**** Material for the task
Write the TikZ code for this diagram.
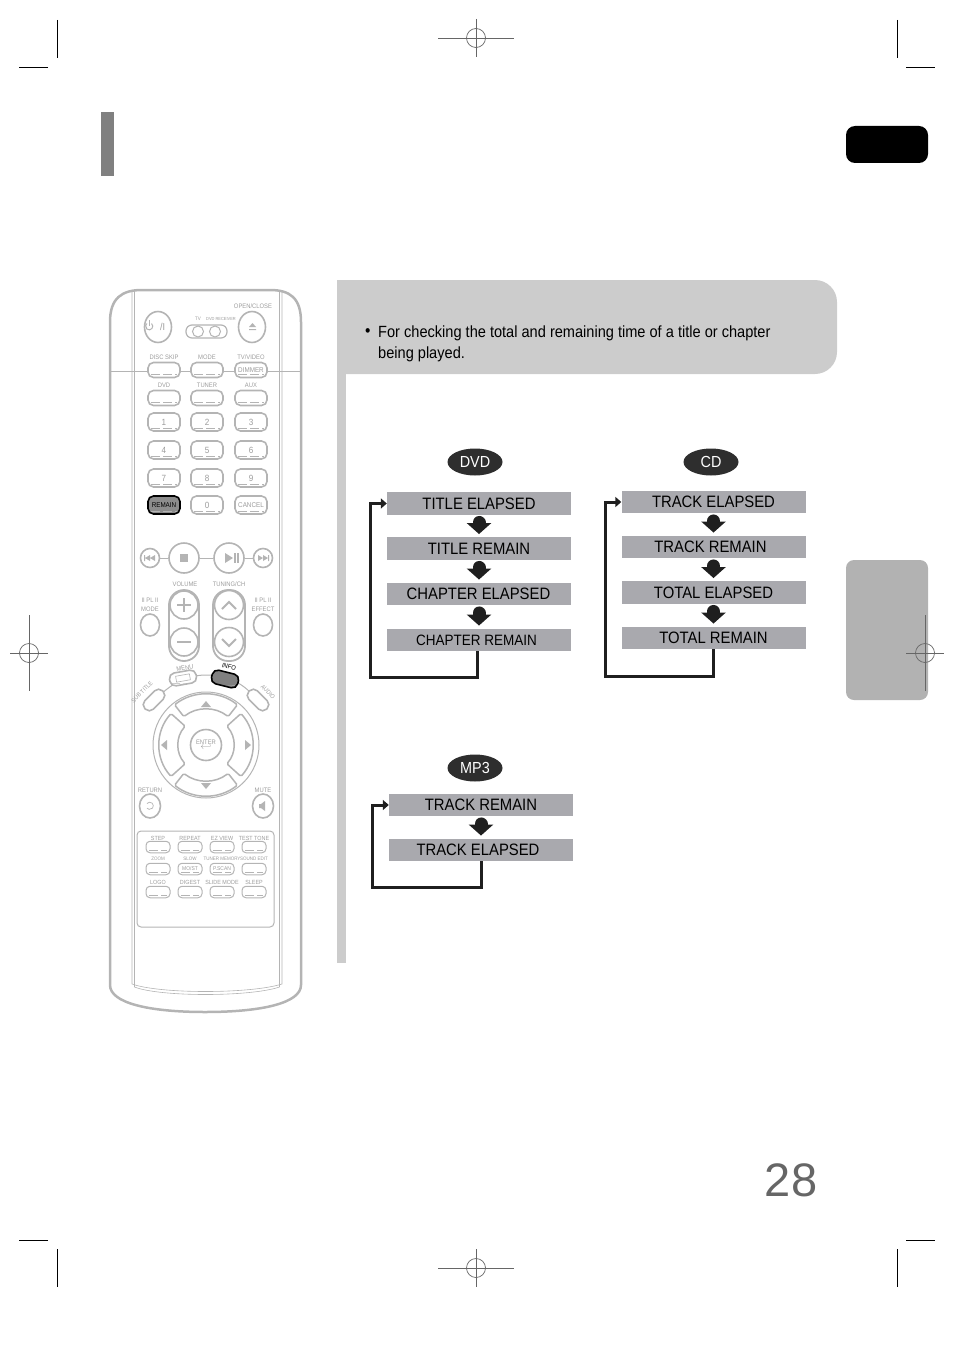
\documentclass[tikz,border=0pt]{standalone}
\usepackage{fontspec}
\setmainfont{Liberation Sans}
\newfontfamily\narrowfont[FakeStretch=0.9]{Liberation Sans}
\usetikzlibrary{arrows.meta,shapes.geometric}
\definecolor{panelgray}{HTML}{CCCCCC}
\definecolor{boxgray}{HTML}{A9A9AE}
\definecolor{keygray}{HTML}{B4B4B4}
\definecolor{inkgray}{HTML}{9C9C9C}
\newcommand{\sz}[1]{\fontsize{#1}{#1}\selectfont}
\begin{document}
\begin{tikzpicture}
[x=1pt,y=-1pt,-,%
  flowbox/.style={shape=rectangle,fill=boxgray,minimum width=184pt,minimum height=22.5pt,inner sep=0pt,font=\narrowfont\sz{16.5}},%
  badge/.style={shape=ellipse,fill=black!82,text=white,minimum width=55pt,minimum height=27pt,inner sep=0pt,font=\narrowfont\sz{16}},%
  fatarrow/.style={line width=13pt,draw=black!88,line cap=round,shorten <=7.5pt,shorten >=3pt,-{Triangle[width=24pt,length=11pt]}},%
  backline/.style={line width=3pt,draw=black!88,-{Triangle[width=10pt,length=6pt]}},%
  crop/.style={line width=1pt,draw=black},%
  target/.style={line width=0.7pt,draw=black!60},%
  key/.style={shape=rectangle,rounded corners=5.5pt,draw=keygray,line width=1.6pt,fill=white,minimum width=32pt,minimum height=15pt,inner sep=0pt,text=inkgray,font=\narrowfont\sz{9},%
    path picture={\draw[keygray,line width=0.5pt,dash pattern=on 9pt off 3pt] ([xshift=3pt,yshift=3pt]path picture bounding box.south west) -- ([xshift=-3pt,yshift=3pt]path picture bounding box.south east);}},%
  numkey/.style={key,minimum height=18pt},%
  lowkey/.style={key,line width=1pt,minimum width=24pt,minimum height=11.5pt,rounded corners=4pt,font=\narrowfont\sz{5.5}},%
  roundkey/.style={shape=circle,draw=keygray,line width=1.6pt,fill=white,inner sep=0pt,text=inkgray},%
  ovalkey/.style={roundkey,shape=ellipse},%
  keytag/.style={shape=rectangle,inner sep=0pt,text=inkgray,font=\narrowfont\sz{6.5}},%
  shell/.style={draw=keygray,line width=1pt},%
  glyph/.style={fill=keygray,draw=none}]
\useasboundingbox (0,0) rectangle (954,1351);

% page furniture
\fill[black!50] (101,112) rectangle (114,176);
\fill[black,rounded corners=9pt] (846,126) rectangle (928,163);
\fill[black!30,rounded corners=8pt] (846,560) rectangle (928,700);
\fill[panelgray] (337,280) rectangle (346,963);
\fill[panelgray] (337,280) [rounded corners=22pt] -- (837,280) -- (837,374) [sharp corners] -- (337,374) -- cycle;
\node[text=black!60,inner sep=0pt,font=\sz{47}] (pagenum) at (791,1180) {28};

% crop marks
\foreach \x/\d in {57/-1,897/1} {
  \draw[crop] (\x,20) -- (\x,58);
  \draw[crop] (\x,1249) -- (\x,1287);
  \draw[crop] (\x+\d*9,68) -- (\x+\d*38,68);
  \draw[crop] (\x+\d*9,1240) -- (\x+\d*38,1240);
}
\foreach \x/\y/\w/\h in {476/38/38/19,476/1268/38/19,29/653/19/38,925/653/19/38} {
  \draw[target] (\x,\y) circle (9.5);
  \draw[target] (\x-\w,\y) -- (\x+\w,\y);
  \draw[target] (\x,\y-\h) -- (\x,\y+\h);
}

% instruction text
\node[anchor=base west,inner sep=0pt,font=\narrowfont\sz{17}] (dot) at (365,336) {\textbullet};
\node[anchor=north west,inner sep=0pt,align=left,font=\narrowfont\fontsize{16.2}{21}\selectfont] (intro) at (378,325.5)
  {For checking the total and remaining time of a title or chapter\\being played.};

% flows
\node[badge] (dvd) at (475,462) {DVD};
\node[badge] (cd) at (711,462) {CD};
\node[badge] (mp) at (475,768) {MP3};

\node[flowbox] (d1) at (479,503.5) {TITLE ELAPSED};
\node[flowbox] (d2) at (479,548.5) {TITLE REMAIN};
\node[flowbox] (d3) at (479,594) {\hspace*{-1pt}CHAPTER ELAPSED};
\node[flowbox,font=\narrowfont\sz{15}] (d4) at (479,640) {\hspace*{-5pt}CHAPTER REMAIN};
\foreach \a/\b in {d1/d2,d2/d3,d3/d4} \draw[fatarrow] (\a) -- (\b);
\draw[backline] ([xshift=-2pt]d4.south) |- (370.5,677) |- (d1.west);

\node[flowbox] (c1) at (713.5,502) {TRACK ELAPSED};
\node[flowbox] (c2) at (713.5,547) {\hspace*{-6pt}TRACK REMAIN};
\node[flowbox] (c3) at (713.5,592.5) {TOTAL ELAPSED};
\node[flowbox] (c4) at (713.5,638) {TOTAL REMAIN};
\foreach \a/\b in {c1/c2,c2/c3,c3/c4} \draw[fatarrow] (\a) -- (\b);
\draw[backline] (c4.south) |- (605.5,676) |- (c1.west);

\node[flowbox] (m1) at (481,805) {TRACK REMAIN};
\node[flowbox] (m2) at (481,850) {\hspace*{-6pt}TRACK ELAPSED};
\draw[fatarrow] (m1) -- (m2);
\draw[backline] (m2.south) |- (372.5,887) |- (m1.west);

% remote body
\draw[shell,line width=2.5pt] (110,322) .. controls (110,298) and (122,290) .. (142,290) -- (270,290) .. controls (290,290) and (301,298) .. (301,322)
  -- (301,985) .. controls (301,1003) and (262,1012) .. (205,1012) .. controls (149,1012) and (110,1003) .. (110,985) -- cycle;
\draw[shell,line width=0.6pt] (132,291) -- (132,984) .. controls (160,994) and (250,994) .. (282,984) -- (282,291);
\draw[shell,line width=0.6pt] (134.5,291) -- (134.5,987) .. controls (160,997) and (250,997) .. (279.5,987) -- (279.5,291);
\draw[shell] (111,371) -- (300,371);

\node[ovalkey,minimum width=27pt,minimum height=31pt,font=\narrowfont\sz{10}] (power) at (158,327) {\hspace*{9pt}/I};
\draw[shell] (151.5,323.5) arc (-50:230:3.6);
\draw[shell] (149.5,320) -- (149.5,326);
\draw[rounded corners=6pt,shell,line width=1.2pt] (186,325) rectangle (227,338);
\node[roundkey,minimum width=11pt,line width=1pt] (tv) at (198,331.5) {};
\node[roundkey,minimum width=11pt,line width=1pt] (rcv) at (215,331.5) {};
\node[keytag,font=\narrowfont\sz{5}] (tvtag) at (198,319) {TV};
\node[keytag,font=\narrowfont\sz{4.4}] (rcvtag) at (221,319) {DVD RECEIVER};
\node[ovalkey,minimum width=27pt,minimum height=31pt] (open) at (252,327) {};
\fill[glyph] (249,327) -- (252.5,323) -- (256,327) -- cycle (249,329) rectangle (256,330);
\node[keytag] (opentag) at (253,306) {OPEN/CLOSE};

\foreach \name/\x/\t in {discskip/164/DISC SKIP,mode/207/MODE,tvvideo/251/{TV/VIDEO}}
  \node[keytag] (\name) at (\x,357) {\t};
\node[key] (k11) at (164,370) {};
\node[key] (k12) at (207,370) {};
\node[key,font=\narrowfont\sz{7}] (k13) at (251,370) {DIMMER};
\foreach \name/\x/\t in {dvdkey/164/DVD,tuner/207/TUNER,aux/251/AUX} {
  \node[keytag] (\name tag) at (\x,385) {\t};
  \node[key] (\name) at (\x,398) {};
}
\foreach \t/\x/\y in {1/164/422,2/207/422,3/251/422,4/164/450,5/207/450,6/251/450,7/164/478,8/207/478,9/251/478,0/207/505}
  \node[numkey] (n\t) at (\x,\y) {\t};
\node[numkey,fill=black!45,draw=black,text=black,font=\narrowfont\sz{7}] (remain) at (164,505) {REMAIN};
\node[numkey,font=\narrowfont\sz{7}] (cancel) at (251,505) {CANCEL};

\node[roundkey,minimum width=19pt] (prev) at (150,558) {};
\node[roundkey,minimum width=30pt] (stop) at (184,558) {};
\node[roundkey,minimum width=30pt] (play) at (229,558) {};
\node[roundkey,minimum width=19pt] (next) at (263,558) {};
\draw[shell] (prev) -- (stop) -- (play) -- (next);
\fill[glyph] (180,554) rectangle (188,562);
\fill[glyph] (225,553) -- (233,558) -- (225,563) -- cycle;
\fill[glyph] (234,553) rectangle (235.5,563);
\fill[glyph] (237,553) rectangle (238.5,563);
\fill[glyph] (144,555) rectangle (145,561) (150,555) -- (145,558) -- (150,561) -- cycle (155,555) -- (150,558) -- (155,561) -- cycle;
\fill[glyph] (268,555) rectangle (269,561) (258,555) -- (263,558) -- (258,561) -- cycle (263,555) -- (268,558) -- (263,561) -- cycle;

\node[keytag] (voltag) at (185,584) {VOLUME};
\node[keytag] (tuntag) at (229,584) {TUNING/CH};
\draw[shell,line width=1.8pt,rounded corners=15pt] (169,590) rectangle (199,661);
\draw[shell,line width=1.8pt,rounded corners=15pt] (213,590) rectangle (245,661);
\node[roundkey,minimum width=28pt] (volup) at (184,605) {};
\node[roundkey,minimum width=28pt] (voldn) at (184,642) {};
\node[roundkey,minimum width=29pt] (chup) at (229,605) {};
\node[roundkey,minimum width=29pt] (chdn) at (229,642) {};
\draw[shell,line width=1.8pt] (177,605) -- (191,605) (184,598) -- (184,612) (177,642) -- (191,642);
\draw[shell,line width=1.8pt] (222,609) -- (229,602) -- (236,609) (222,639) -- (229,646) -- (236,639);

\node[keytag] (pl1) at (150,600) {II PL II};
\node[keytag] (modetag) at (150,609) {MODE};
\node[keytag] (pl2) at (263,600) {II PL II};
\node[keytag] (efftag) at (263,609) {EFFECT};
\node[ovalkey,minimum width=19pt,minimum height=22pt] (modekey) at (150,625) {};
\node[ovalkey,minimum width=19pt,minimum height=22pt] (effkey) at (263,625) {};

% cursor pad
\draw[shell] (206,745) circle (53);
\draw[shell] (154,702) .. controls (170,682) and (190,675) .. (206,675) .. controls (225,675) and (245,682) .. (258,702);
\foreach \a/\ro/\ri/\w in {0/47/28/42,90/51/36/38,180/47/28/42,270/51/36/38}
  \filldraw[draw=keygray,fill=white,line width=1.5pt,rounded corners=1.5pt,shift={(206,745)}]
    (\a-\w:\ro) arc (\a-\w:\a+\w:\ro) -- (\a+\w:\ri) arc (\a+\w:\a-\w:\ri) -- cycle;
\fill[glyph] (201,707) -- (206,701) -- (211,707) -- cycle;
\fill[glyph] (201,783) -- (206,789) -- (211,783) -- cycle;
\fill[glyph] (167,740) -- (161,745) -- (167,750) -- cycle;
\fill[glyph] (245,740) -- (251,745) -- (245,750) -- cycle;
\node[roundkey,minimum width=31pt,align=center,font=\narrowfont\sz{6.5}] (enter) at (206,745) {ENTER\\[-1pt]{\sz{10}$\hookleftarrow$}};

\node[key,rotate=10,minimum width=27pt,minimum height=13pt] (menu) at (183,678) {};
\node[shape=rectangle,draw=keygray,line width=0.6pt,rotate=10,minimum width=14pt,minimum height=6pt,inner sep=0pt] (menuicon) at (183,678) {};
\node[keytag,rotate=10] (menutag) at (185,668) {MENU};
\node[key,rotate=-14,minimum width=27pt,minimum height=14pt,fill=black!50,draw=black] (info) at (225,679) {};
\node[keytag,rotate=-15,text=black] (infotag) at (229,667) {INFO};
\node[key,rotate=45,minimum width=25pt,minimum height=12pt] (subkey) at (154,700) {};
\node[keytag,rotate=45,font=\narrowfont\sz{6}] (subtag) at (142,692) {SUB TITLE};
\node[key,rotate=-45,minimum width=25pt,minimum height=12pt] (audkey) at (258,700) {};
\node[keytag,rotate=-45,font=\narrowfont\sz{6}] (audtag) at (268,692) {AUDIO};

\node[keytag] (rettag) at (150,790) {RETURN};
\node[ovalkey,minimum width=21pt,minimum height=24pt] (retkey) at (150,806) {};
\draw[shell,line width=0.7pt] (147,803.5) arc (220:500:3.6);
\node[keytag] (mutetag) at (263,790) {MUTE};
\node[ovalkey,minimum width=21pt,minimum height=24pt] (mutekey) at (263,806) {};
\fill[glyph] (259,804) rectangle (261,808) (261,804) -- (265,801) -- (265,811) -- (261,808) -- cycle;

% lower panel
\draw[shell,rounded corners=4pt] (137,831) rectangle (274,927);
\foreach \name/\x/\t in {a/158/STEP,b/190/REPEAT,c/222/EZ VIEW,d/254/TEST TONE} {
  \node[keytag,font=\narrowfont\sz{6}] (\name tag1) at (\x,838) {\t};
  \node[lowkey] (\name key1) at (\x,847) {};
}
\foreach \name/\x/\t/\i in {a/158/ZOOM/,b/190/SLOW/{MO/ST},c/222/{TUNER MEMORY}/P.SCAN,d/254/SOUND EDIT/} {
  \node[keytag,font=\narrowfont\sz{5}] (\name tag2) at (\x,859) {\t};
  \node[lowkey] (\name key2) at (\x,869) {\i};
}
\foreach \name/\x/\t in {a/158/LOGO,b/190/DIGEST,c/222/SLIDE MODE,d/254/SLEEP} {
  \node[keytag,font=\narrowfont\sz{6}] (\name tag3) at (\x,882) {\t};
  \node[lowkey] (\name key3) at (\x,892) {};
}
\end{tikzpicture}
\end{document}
********
**** Material for the task
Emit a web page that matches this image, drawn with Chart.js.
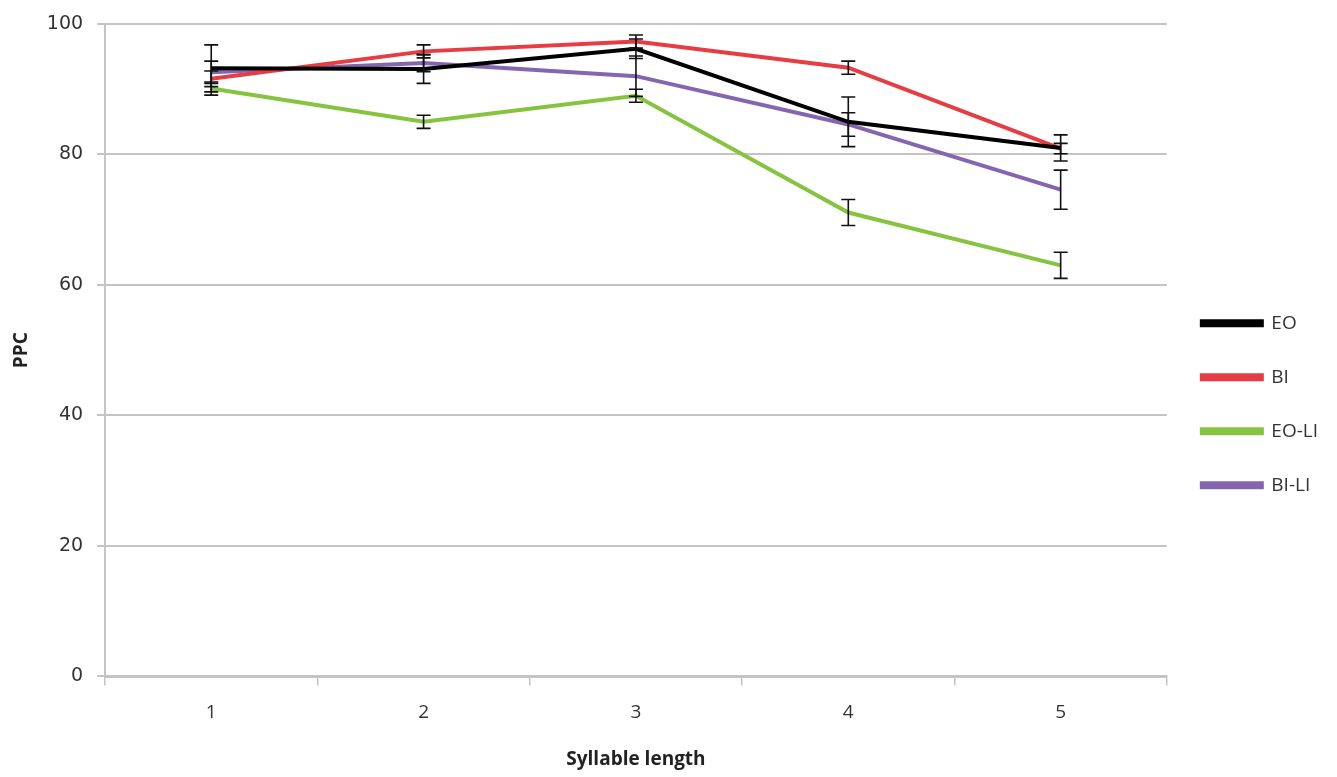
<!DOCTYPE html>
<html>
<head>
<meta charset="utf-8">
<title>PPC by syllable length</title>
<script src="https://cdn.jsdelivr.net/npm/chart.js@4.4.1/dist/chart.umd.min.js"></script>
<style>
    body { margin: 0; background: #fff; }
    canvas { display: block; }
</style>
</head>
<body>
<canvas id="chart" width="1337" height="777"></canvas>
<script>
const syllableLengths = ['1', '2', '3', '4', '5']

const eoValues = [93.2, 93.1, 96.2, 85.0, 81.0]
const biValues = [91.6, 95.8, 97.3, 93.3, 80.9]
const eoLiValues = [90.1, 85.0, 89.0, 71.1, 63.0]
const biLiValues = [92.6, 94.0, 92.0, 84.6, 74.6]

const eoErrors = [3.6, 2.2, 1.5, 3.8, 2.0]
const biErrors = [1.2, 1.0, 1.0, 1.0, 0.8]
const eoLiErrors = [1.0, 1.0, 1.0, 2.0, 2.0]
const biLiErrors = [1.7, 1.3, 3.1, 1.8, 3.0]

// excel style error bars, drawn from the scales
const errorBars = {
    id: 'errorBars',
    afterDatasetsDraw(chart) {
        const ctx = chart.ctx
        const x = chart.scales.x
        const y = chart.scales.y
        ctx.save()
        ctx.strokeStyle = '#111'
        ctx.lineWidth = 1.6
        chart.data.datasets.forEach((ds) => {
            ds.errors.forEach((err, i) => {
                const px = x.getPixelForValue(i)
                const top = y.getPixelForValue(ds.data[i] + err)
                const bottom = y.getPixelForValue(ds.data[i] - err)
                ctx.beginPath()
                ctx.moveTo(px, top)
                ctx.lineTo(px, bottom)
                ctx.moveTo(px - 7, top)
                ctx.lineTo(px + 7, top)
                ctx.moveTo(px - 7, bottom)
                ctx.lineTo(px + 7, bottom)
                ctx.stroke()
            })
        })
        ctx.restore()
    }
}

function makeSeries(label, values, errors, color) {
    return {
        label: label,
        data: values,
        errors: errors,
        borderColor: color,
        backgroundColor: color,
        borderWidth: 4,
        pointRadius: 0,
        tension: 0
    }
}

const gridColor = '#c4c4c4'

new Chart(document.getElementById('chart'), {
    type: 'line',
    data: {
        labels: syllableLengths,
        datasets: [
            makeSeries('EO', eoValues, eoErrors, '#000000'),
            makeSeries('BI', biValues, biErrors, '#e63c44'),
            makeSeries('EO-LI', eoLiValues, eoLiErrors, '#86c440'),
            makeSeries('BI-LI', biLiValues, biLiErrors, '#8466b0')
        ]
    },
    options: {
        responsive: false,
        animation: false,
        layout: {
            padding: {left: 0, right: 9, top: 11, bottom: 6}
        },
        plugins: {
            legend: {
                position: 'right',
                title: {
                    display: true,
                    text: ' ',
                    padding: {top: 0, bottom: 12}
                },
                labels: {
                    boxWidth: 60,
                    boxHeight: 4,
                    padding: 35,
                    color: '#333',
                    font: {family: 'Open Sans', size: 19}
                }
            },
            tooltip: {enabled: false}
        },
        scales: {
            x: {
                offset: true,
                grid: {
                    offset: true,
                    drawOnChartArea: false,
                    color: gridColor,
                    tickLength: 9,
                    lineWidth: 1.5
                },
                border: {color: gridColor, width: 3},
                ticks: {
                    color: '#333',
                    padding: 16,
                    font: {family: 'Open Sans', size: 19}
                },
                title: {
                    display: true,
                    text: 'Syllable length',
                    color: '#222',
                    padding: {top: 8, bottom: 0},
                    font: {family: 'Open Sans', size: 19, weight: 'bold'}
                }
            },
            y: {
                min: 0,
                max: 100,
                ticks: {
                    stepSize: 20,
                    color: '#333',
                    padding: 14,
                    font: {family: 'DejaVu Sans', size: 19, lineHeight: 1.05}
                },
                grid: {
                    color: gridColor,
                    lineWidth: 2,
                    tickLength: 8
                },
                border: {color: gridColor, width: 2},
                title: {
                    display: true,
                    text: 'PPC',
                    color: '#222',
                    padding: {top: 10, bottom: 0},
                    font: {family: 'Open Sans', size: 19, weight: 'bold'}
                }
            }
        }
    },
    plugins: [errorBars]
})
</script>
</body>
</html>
********
Written instruction.
Begin at the line containing "Emit a web page", end at the line containing "const biLiErrors = [1.7, 1.3, 3.1, 1.8, 3.0]", and copy those lines word for word, both included. Skip pictures.

Task solution.
Emit a web page that matches this image, drawn with Chart.js.
<!DOCTYPE html>
<html>
<head>
<meta charset="utf-8">
<title>PPC by syllable length</title>
<script src="https://cdn.jsdelivr.net/npm/chart.js@4.4.1/dist/chart.umd.min.js"></script>
<style>
    body { margin: 0; background: #fff; }
    canvas { display: block; }
</style>
</head>
<body>
<canvas id="chart" width="1337" height="777"></canvas>
<script>
const syllableLengths = ['1', '2', '3', '4', '5']

const eoValues = [93.2, 93.1, 96.2, 85.0, 81.0]
const biValues = [91.6, 95.8, 97.3, 93.3, 80.9]
const eoLiValues = [90.1, 85.0, 89.0, 71.1, 63.0]
const biLiValues = [92.6, 94.0, 92.0, 84.6, 74.6]

const eoErrors = [3.6, 2.2, 1.5, 3.8, 2.0]
const biErrors = [1.2, 1.0, 1.0, 1.0, 0.8]
const eoLiErrors = [1.0, 1.0, 1.0, 2.0, 2.0]
const biLiErrors = [1.7, 1.3, 3.1, 1.8, 3.0]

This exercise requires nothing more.